» **Data segment**:
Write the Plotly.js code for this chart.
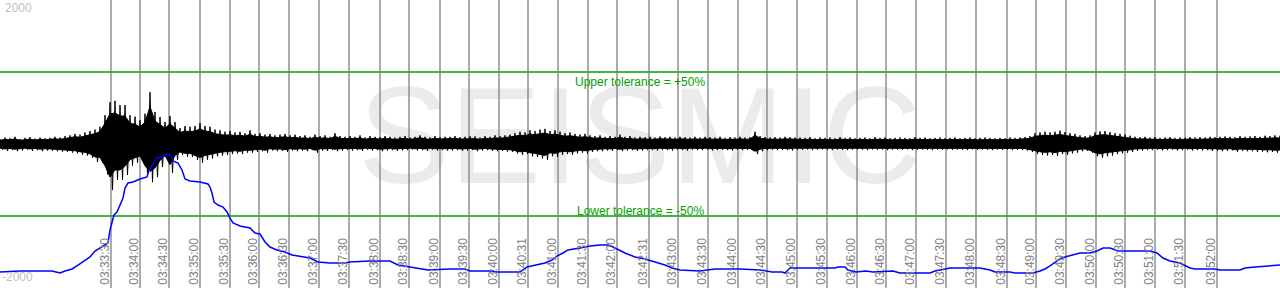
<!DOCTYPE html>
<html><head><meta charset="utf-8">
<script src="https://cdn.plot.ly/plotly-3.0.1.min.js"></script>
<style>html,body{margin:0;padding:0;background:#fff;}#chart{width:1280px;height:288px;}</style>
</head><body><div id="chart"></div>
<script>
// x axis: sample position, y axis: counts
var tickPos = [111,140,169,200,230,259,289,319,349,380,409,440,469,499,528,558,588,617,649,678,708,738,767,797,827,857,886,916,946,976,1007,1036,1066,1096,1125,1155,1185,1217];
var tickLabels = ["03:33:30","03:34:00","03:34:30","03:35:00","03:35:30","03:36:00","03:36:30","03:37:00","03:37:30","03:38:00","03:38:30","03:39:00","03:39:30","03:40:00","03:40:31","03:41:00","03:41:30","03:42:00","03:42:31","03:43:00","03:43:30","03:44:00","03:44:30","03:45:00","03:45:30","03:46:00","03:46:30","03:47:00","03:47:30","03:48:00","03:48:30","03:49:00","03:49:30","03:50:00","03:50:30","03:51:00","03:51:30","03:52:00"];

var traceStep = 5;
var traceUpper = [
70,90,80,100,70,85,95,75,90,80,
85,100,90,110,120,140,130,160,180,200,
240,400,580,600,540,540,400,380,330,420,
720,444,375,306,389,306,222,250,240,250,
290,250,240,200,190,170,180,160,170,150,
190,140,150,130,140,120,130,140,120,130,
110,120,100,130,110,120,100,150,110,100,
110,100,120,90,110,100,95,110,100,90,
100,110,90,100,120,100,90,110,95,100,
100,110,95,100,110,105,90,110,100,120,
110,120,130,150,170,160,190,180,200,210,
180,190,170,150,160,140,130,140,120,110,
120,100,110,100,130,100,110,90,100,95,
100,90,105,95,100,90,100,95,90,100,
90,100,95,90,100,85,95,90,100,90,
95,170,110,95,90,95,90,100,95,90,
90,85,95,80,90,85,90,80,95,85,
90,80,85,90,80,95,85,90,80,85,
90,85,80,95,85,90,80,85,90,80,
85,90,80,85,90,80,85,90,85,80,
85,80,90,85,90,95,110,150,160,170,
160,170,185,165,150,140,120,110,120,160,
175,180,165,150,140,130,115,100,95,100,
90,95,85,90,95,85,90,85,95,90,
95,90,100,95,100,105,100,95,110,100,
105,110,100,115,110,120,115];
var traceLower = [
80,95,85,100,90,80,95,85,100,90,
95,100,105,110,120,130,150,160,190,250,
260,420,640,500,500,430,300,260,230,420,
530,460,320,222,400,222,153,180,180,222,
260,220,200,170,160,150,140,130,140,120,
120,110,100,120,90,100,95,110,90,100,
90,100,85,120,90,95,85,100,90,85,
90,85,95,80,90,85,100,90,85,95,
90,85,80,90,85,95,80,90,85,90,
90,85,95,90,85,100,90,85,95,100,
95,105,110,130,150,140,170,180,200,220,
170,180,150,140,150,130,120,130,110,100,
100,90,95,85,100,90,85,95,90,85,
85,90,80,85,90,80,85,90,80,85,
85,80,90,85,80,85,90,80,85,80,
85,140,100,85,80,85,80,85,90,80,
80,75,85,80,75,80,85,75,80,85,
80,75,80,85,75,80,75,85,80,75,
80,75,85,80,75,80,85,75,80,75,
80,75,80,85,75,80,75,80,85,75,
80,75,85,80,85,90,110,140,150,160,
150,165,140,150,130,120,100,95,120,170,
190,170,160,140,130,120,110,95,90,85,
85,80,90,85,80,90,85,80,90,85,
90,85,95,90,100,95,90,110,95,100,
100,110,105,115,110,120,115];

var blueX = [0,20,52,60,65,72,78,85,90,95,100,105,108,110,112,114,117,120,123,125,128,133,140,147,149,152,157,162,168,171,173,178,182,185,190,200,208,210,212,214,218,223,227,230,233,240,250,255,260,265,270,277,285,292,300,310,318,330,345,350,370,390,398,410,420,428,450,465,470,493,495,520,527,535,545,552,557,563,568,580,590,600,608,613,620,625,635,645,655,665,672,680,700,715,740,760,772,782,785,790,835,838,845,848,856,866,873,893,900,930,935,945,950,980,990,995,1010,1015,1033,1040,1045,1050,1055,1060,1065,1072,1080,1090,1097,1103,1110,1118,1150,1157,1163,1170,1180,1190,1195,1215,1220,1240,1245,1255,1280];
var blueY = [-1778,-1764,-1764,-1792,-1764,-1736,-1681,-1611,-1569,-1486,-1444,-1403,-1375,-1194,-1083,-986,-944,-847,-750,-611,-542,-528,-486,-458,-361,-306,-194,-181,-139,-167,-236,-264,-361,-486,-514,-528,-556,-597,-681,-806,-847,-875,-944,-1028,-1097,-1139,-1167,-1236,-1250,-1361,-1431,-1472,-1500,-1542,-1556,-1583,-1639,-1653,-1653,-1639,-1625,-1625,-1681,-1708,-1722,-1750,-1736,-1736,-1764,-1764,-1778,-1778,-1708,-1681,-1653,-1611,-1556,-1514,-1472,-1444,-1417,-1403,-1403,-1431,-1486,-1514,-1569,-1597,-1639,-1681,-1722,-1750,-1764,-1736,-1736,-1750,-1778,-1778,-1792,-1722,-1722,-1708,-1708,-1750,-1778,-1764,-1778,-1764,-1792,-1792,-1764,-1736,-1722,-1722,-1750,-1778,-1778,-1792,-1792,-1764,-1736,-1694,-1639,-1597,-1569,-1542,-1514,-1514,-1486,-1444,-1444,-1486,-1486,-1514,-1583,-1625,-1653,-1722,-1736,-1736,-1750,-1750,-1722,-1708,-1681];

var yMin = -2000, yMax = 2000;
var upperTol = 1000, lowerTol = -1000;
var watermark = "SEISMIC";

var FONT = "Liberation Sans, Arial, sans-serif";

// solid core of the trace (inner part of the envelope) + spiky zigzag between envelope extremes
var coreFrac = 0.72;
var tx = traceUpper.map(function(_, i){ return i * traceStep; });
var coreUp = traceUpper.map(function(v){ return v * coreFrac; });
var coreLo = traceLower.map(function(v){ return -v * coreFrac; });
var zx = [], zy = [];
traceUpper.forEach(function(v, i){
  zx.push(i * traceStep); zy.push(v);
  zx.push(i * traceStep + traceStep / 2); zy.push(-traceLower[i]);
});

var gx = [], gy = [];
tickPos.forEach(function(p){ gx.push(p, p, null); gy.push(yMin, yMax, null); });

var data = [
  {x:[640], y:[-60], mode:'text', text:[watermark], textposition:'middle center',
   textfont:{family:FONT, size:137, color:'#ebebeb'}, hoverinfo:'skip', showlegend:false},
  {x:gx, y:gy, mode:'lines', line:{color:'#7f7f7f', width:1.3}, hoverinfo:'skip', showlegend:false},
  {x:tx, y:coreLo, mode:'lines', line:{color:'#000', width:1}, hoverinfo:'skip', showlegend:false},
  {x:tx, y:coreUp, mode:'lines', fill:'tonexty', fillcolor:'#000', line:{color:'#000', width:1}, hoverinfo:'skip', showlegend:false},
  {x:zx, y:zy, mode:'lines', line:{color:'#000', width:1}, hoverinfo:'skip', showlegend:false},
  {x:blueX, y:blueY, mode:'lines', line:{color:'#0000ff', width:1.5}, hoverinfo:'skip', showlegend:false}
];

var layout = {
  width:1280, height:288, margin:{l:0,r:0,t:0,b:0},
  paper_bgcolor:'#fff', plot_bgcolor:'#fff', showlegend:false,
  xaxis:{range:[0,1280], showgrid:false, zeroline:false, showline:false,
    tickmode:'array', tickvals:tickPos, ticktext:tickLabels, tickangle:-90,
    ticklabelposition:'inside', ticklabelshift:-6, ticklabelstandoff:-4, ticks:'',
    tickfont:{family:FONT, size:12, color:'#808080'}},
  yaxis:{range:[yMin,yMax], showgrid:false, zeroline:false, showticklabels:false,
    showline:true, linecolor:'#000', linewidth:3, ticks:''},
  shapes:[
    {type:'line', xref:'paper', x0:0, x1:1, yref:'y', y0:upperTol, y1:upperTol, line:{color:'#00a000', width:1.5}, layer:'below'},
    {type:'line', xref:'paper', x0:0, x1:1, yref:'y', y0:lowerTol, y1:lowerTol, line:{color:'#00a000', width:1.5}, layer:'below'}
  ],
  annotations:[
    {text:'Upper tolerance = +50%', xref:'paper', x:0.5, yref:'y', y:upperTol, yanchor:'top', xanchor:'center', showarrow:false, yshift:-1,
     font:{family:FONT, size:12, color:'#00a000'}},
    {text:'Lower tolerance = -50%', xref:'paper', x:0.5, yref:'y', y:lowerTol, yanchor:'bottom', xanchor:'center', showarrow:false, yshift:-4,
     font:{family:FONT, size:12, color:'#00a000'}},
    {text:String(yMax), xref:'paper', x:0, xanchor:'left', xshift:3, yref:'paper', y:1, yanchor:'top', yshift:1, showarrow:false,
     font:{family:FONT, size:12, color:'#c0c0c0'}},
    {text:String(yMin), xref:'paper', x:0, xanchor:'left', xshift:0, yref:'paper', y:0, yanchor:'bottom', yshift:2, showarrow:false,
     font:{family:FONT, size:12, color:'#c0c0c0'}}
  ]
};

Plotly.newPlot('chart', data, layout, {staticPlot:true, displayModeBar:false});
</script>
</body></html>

» **Given instruction**: Each line above that includes "chart" counts once; state the total and nothing more.

» **Correct answer**: 4